| Topic: |
Sociology > Education |
| User: |
". T James" |
| Date: |
27 Dec 2005 06:18:37 PM |
| Object: |
How One Poet Discovered the Good Life |
Breakpoint Commentaries
A Christian perspective on today's news and culture
http://www.breakpoint.org
‘A New Knowledge of Reality’
How One Poet Discovered the Good Life
By Chuck Colson
December 27, 2005
In a way, you might say Wallace Stevens had the best of both
worlds. He was a successful insurance executive--but best known
as one of the greatest American poets of the twentieth century.
Yet Stevens found neither of those worlds truly satisfying, as I
explain in my new book, The Good Life.
As a poet, Wallace Stevens was part of the modernist movement.
Modernists attempted to create artistic works that did not imitate
real life, but were worlds unto themselves. It was their way of
imposing meaning on what they saw as a random, meaningless
world. Modernism relied on materialism--the assumption that the
universe is a closed system, and that the things we can perceive
through our senses are the only things that exist.
But there was a problem, the major conflict between this philosophy
and the work that took up most of Stevens’s time. In the poetry he
composed while walking to the office, he expressed the view that the
only order in life came from the human mind. Human life was a random,
unpredictable thing shaped by our perceptions. But upon reaching the
office, he helped administer an insurance company that ran on actuarial
data that assumed human behavior is highly predictable--a sure sign
of a reality that we all share, not one that we make up.
It doesn’t get much more ironic than that.
Stevens’s double life shows just how powerful intellectual fashions can be.

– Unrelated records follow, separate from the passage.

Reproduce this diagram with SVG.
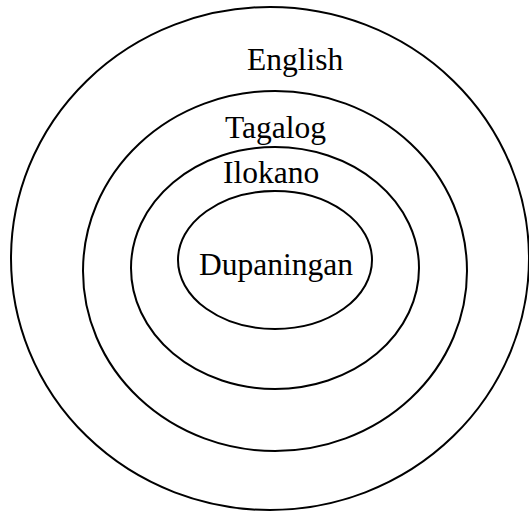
<svg xmlns="http://www.w3.org/2000/svg" width="529" height="511" viewBox="0 0 529 511">
<style>
.ring{fill:none;stroke:#000;stroke-width:2}
.lbl{font-family:"Liberation Serif","Times New Roman",serif;font-size:31.5px;fill:#000}
</style>
<rect width="529" height="511" fill="#fff"/>
<g id="english">
<ellipse class="ring" cx="270" cy="258.5" rx="259" ry="251.5"/>
<text class="lbl" x="247" y="70">English</text>
</g>
<g id="tagalog">
<ellipse class="ring" cx="275" cy="271" rx="192" ry="180"/>
<text class="lbl" x="225" y="138">Tagalog</text>
</g>
<g id="ilokano">
<ellipse class="ring" cx="275" cy="268" rx="144" ry="121"/>
<text class="lbl" x="223" y="183">Ilokano</text>
</g>
<g id="dupaningan">
<ellipse class="ring" cx="275" cy="260" rx="97" ry="69"/>
<text class="lbl" x="199" y="275">Dupaningan</text>
</g>
<g id="connectors"/>
</svg>
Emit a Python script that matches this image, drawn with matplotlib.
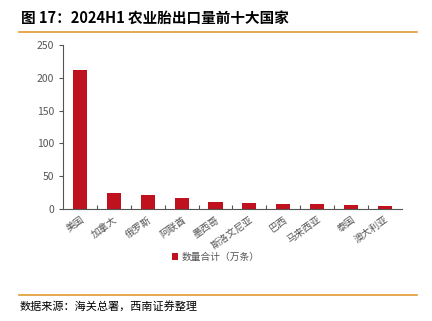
import matplotlib.pyplot as plt
import numpy as np
from matplotlib.lines import Line2D

plt.rcParams['font.family'] = ['Noto Sans CJK SC', 'DejaVu Sans']

countries = ['美国', '加拿大', '俄罗斯', '阿联酋', '墨西哥', '斯洛文尼亚',
             '巴西', '马来西亚', '泰国', '澳大利亚']
volumes = [212, 24, 22, 16, 10, 8.5, 8, 7, 5.5, 4.5]
yticks = [0, 50, 100, 150, 200, 250]

bar_color = '#C0111F'
gray = '#555555'

fig = plt.figure(figsize=(4.32, 3.21), dpi=100)
ax = fig.add_axes([0.146, 0.349, 0.784, 0.511])

x = np.arange(len(countries))
ax.bar(x, volumes, width=0.42, color=bar_color, label='数量合计（万条）')

ax.set_xlim(-0.5, len(countries) - 0.5)
ax.set_ylim(0, 250)
ax.set_yticks(yticks)
ax.tick_params(axis='y', labelsize=7.5, colors=gray, length=3, width=0.8)
ax.set_xticks(x)
ax.set_xticklabels(countries, rotation=35, ha='right', rotation_mode='anchor',
                   fontsize=7, color=gray)
ax.tick_params(axis='x', which='major', length=0, pad=4)
ax.set_xticks(np.arange(0.5, len(countries) - 0.5, 1), minor=True)
ax.tick_params(axis='x', which='minor', direction='in', length=3, color=gray, width=0.8)

for s in ['top', 'right']:
    ax.spines[s].set_visible(False)
for s in ['left', 'bottom']:
    ax.spines[s].set_color(gray)
    ax.spines[s].set_linewidth(0.8)

ax.legend(loc='upper center', bbox_to_anchor=(0.45, -0.21), frameon=False,
          fontsize=7, handlelength=0.7, handleheight=0.7, handletextpad=0.3,
          labelcolor=gray)

fig.text(0.048, 0.944, '图 17：2024H1 农业胎出口量前十大国家', fontsize=10.5,
         fontweight='bold', va='center', ha='left')
fig.add_artist(Line2D([0.045, 0.965], [0.9, 0.9], color='#E09A30', lw=1.2))
fig.add_artist(Line2D([0.045, 0.965], [0.081, 0.081], color='#E09A30', lw=1.2))
fig.text(0.045, 0.045, '数据来源：海关总署，西南证券整理', fontsize=8,
         style='italic', va='center', ha='left')

fig.savefig('out.png', dpi=100)
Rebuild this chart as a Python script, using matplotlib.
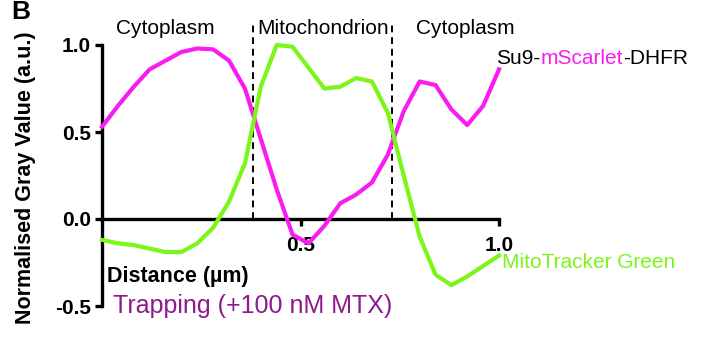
import numpy as np
import matplotlib
matplotlib.use('Agg')
import matplotlib.pyplot as plt

plt.rcParams['font.family'] = ['Liberation Sans', 'DejaVu Sans']

# profile along the line, distance in um
distance = np.linspace(0, 1.0, 26)
scarlet = [0.53, 0.65, 0.76, 0.86, 0.91, 0.96, 0.98, 0.975, 0.91, 0.75,
           0.46, 0.17, -0.09, -0.14, -0.04, 0.09, 0.14, 0.21, 0.37, 0.62,
           0.79, 0.77, 0.63, 0.54, 0.65, 0.86]
mitotracker = [-0.12, -0.14, -0.15, -0.17, -0.19, -0.19, -0.14, -0.05, 0.10, 0.32,
               0.76, 1.0, 0.99, 0.87, 0.75, 0.76, 0.81, 0.79, 0.61, 0.25,
               -0.10, -0.32, -0.38, -0.33, -0.27, -0.21]
boundaries = [0.38, 0.73]
regions = ['Cytoplasm', 'Mitochondrion', 'Cytoplasm']
region_x = [0.16, 0.557, 0.915]

magenta = '#f81cf0'
green = '#7cf518'
purple = '#8e1a8e'

fig = plt.figure(figsize=(7.07, 3.38), dpi=100)
ax = fig.add_axes([102 / 707, 1 - 306 / 338, 397 / 707, 261 / 338])

ax.plot(distance, scarlet, color=magenta, lw=3, clip_on=False, zorder=3)
ax.plot(distance, mitotracker, color=green, lw=3, clip_on=False, zorder=3)

for b in boundaries:
    ax.plot([b, b], [0, 1.12], color='black', lw=1.4, ls=(0, (3.5, 2.5)),
            clip_on=False, zorder=2)

for name, xx in zip(regions, region_x):
    ax.text(xx, 1.095, name, ha='center', va='center', fontsize=15)

ax.set_xlim(0, 1.0)
ax.set_ylim(-0.5, 1.0)
ax.spines['top'].set_visible(False)
ax.spines['right'].set_visible(False)
ax.spines['bottom'].set_position(('data', 0))
ax.spines['left'].set_linewidth(2.4)
ax.spines['bottom'].set_linewidth(2.4)
ax.set_yticks([-0.5, 0, 0.5, 1.0])
ax.set_yticklabels(['-0.5', '0.0', '0.5', '1.0'])
ax.set_xticks([0.5, 1.0])
ax.set_xticklabels(['0.5', '1.0'])
ax.tick_params(width=2.4, length=5, labelsize=15, pad=3)
ax.tick_params(axis='x', pad=7)
for lab in ax.get_xticklabels() + ax.get_yticklabels():
    lab.set_fontweight('bold')

ax.set_ylabel('Normalised Gray Value (a.u.)', fontsize=15.5, fontweight='bold')
ax.yaxis.set_label_coords(-0.165, 0.49)

ax.text(0.013, -0.33, 'Distance (µm)', fontsize=15.5, fontweight='bold', ha='left', va='center')
ax.text(0.028, -0.5, 'Trapping (+100 nM MTX)', fontsize=18, color=purple, ha='left', va='center')

# line labels, multi-coloured top one built piece by piece
r = fig.canvas.get_renderer()
t1 = fig.text(496 / 707, 1 - 58 / 338, 'Su9-', fontsize=15, va='center', ha='left')
x0 = t1.get_window_extent(r).x1
t2 = fig.text(x0 / 707, 1 - 58 / 338, 'mScarlet', fontsize=15, va='center', ha='left', color=magenta)
x1 = t2.get_window_extent(r).x1
fig.text(x1 / 707, 1 - 58 / 338, '-DHFR', fontsize=15, va='center', ha='left')

fig.text(502 / 707, 1 - 262 / 338, 'MitoTracker Green', fontsize=15, va='center', ha='left', color=green)

fig.text(11 / 707, 1 - 12 / 338, 'B', fontsize=19, fontweight='bold', va='center', ha='left')

fig.savefig('out.png', dpi=100)
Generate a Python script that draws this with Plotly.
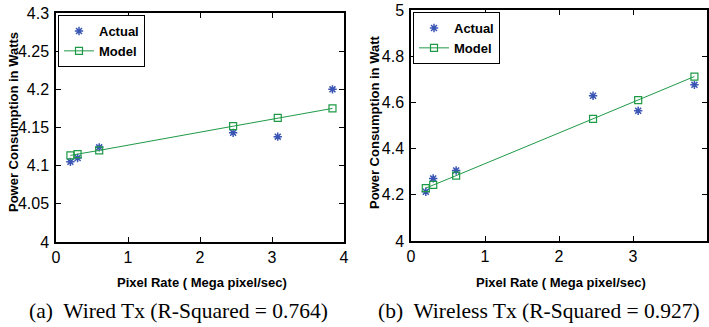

The truth can be staring us right in the face, but with our ideological
blinders on, we don’t even see it.
Stevens, however, gradually did begin to see it. Lonely in an emotionally
distant marriage, isolated from most of his family, he started to recognize
the importance of human relationships. As he worked on his relationship
with his daughter, and forged new ones with other family members, he
found more satisfaction in their shared bonds than he ever had in trying
to create a reality for himself. Stevens came to realize that it was shared
humanity, the real world, that truly mattered.
This shift in worldview can be seen in Stevens’s poetry. He had grown so
dissatisfied with his own views that he went through a seven-year period
of writing almost no poetry at all. Then later, he wrote poems that displayed
a new awareness of the world around him. They point to a greater imagination
than his own at work in the world. One of those poems is titled, "Not Ideas
about the Thing but the Thing Itself." The narrator hears a bird’s cry and realizes
that it came, not from his own imagination, but from outside himself. He says
the cry "was like/ A new knowledge of reality."
This new awareness finally led Wallace Stevens to the ultimate
relationship--a relationship with God. Shortly before he died, this man,
who had used his considerable gifts to oppose traditional faith, was baptized
and received into the Catholic Church.
Wallace Stevens’s work is still being held out on campuses today
as a supreme example of anti-Christian modernist art. But the real
story, largely untold, is that Stevens found his own worldview to be
unlivable--and that only the Christian worldview could be true.
This commentary first aired on July 21, 2005.
--
..
"The Purpose and Limits of Government,"
by Roger Pilon, 1999 (PDF, screen optimized, 256 kb)
http://www.cato.org/pubs/catosletters/cl-13.pdf
(Hardcopy $1.00, call 800-767-1241)
.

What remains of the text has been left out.